Material:
########################################

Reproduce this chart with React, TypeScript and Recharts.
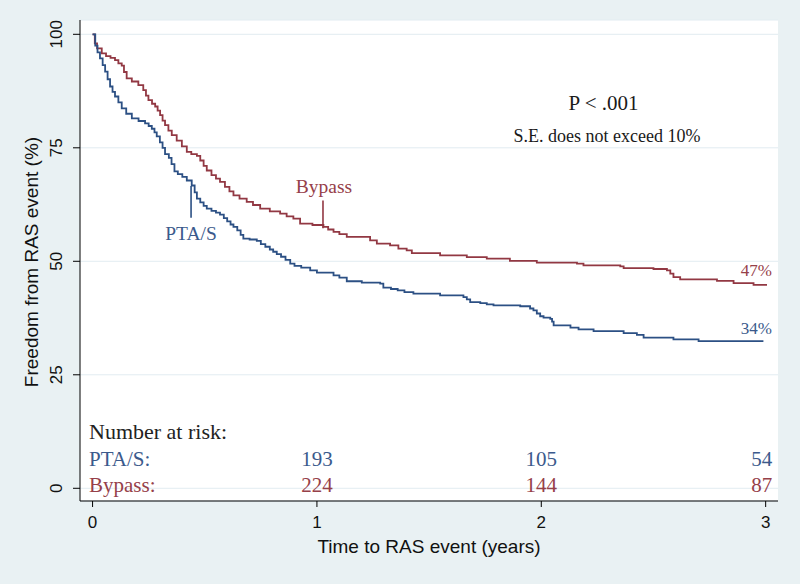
import React from 'react';
import { LineChart, Line, XAxis, YAxis, CartesianGrid, ReferenceLine, ReferenceDot } from 'recharts';

// PTA/S Kaplan-Meier estimate (time in years, freedom from RAS event %)
const ptaTimes = [0, 0.012, 0.022, 0.033, 0.045, 0.056, 0.067, 0.078, 0.089, 0.1, 0.115, 0.13, 0.15, 0.175, 0.205, 0.234, 0.25, 0.264, 0.276, 0.286, 0.3, 0.312, 0.323, 0.34, 0.352, 0.365, 0.38, 0.4, 0.42, 0.442, 0.455, 0.465, 0.48, 0.495, 0.509, 0.53, 0.55, 0.568, 0.585, 0.6, 0.615, 0.628, 0.645, 0.66, 0.672, 0.7, 0.732, 0.75, 0.77, 0.79, 0.805, 0.821, 0.84, 0.86, 0.881, 0.9, 0.93, 0.97, 1.0, 1.074, 1.1, 1.133, 1.2, 1.282, 1.296, 1.33, 1.36, 1.39, 1.43, 1.549, 1.653, 1.668, 1.683, 1.728, 1.757, 1.787, 1.906, 1.95, 1.965, 1.98, 1.995, 2.01, 2.04, 2.048, 2.055, 2.13, 2.166, 2.233, 2.367, 2.426, 2.456, 2.589, 2.701, 2.99];
const ptaSurv = [100, 97.5, 96.0, 94.7, 93.2, 91.8, 90.1, 88.5, 87.3, 86.3, 85.0, 83.7, 82.5, 81.5, 80.9, 80.4, 79.8, 79.2, 78.4, 77.5, 76.2, 75.0, 73.6, 72.8, 71.4, 69.8, 69.2, 68.6, 67.8, 66.7, 65.2, 63.8, 63.0, 62.2, 61.6, 61.1, 60.7, 60.3, 59.5, 58.8, 58.1, 57.6, 56.8, 55.8, 55.0, 54.8, 54.5, 53.8, 53.2, 52.6, 52.1, 51.6, 51.0, 50.3, 49.5, 49.0, 48.6, 48.0, 47.5, 46.9, 46.4, 45.6, 45.3, 45.1, 44.2, 43.9, 43.6, 43.2, 42.9, 42.5, 42.1, 41.6, 41.0, 40.8, 40.5, 40.3, 40.1, 39.6, 39.2, 38.5, 37.9, 37.6, 37.3, 36.7, 35.9, 35.4, 35.0, 34.6, 34.2, 33.8, 33.2, 32.8, 32.4, 32.4];

// Bypass Kaplan-Meier estimate
const bypTimes = [0, 0.01, 0.02, 0.041, 0.06, 0.08, 0.1, 0.115, 0.13, 0.14, 0.152, 0.175, 0.204, 0.226, 0.238, 0.249, 0.265, 0.279, 0.29, 0.301, 0.312, 0.323, 0.338, 0.353, 0.375, 0.398, 0.42, 0.44, 0.465, 0.48, 0.495, 0.509, 0.53, 0.55, 0.568, 0.59, 0.61, 0.628, 0.655, 0.687, 0.715, 0.747, 0.79, 0.836, 0.865, 0.895, 0.925, 0.98, 1.029, 1.05, 1.074, 1.1, 1.133, 1.237, 1.267, 1.326, 1.363, 1.4, 1.423, 1.549, 1.668, 1.757, 1.86, 1.98, 2.159, 2.188, 2.352, 2.367, 2.5, 2.56, 2.575, 2.589, 2.619, 2.783, 2.857, 2.946, 3.006];
const bypSurv = [100, 98.0, 96.9, 95.8, 95.2, 94.8, 94.3, 93.6, 93.1, 91.7, 90.3, 89.6, 88.8, 87.7, 86.5, 85.5, 84.7, 84.1, 83.2, 82.2, 81.0, 80.0, 78.8, 77.8, 76.6, 75.3, 74.1, 73.6, 73.2, 72.2, 71.0, 70.0, 69.0, 68.2, 67.5, 66.4, 65.4, 64.5, 63.8, 63.1, 62.4, 61.6, 61.0, 60.5, 59.9, 59.4, 58.3, 58.0, 57.6, 57.0, 56.5, 56.0, 55.4, 54.6, 53.9, 53.5, 52.8, 52.4, 51.8, 51.3, 50.9, 50.6, 50.1, 49.7, 49.5, 49.1, 48.9, 48.5, 48.3, 48.0, 47.3, 46.5, 46.0, 45.7, 45.2, 44.8, 44.8];

const xTicks = [0, 1, 2, 3];
const yTicks = [0, 25, 50, 75, 100];

const riskTimes = [1, 2, 3];
const ptaRisk = [193, 105, 54];
const bypassRisk = [224, 144, 87];

const groupNames = ['PTA/S', 'Bypass'];
const finalLabels = ['34%', '47%'];

const BLUE = '#2c5084';
const RED = '#923843';
const BLUE_TXT = '#3b5a8c';
const RED_TXT = '#964049';
const SANS = '"Liberation Sans", Arial, sans-serif';
const SERIF = '"Liberation Serif", "Times New Roman", serif';

const ptaData = ptaTimes.map((t, i) => ({ t, v: ptaSurv[i] }));
const bypData = bypTimes.map((t, i) => ({ t, v: bypSurv[i] }));

const XTick = (props: any) => {
  const { x, payload } = props;
  return (
    <text x={x} y={528} textAnchor="middle" fontFamily={SANS} fontSize={17} fill="#111">
      {payload.value}
    </text>
  );
};

const YTick = (props: any) => {
  const { y, payload } = props;
  return (
    <text transform={`translate(62, ${y}) rotate(-90)`} textAnchor="middle" fontFamily={SANS} fontSize={17} fill="#111">
      {payload.value}
    </text>
  );
};

const riskShape = (value: number, color: string, dx: number) => (p: any) => (
  <text x={p.cx + dx} y={p.cy} textAnchor="middle" fontFamily={SERIF} fontSize={21} fill={color}>
    {value}
  </text>
);

export default function App() {
  return (
    <div style={{ position: 'absolute', left: 0, top: 0, width: 800, height: 584, background: '#e9f1f3' }}>
      <LineChart width={800} height={584} margin={{ top: 20, right: 22, bottom: 0, left: 0 }}>
        <CartesianGrid vertical={false} stroke="#e2ecf1" strokeWidth={1} fill="#ffffff" />
        <XAxis
          type="number"
          dataKey="t"
          domain={[-0.056, 3.055]}
          ticks={xTicks}
          allowDataOverflow
          height={83}
          tickSize={6}
          tickLine={{ stroke: '#000' }}
          axisLine={{ stroke: '#000' }}
          tick={<XTick />}
          allowDuplicatedCategory={false}
        />
        <YAxis
          type="number"
          domain={[-2.8, 103.15]}
          ticks={yTicks}
          allowDataOverflow
          width={80}
          tickSize={7}
          tickLine={{ stroke: '#000' }}
          axisLine={{ stroke: '#000' }}
          tick={<YTick />}
        />
        <Line data={bypData} dataKey="v" type="stepAfter" stroke={RED} strokeWidth={1.8} dot={false} isAnimationActive={false} />
        <Line data={ptaData} dataKey="v" type="stepAfter" stroke={BLUE} strokeWidth={1.8} dot={false} isAnimationActive={false} />
        <ReferenceLine segment={[{ x: 0.439, y: 66.6 }, { x: 0.439, y: 59.6 }]} stroke={BLUE} strokeWidth={1.6} />
        <ReferenceLine segment={[{ x: 1.027, y: 57.3 }, { x: 1.027, y: 63.4 }]} stroke={RED} strokeWidth={1.6} />
        {riskTimes.map((t, i) => (
          <ReferenceDot key={'p' + t} x={t} y={5.0} r={0} shape={riskShape(ptaRisk[i], BLUE_TXT, i === 2 ? -4 : 0)} />
        ))}
        {riskTimes.map((t, i) => (
          <ReferenceDot key={'b' + t} x={t} y={-0.75} r={0} shape={riskShape(bypassRisk[i], RED_TXT, i === 2 ? -4 : 0)} />
        ))}
        <text x={603.5} y={110} textAnchor="middle" fontFamily={SERIF} fontSize={21} fill="#1a1a1a">P &lt; .001</text>
        <text x={607} y={141.7} textAnchor="middle" fontFamily={SERIF} fontSize={18} fill="#1a1a1a">S.E. does not exceed 10%</text>
        <text x={324} y={192.7} textAnchor="middle" fontFamily={SERIF} fontSize={19.5} fill={RED_TXT}>{groupNames[1]}</text>
        <text x={191} y={240} textAnchor="middle" fontFamily={SERIF} fontSize={19.5} fill={BLUE_TXT}>{groupNames[0]}</text>
        <text x={772} y={276} textAnchor="end" fontFamily={SERIF} fontSize={17} fill={RED_TXT}>{finalLabels[1]}</text>
        <text x={772} y={334} textAnchor="end" fontFamily={SERIF} fontSize={17} fill={BLUE_TXT}>{finalLabels[0]}</text>
        <text x={89} y={439} fontFamily={SERIF} fontSize={22} fill="#222">Number at risk:</text>
        <text x={89} y={465.7} fontFamily={SERIF} fontSize={21} fill={BLUE_TXT}>{groupNames[0]}:</text>
        <text x={89} y={491.7} fontFamily={SERIF} fontSize={21} fill={RED_TXT}>{groupNames[1]}:</text>
        <text x={429} y={553} textAnchor="middle" fontFamily={SANS} fontSize={19} fill="#111">Time to RAS event (years)</text>
        <text transform="translate(38, 262) rotate(-90)" textAnchor="middle" fontFamily={SANS} fontSize={19} fill="#111">Freedom from RAS event (%)</text>
      </LineChart>
    </div>
  );
}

########################################

What this task involves:
Restate the material word for word from its first line through the line containing "CartesianGrid, ReferenceLine, ReferenceDot", both included; the pictures do not belong in it.

Response to the task:
Reproduce this chart with React, TypeScript and Recharts.
import React from 'react';
import { LineChart, Line, XAxis, YAxis, CartesianGrid, ReferenceLine, ReferenceDot } from 'recharts';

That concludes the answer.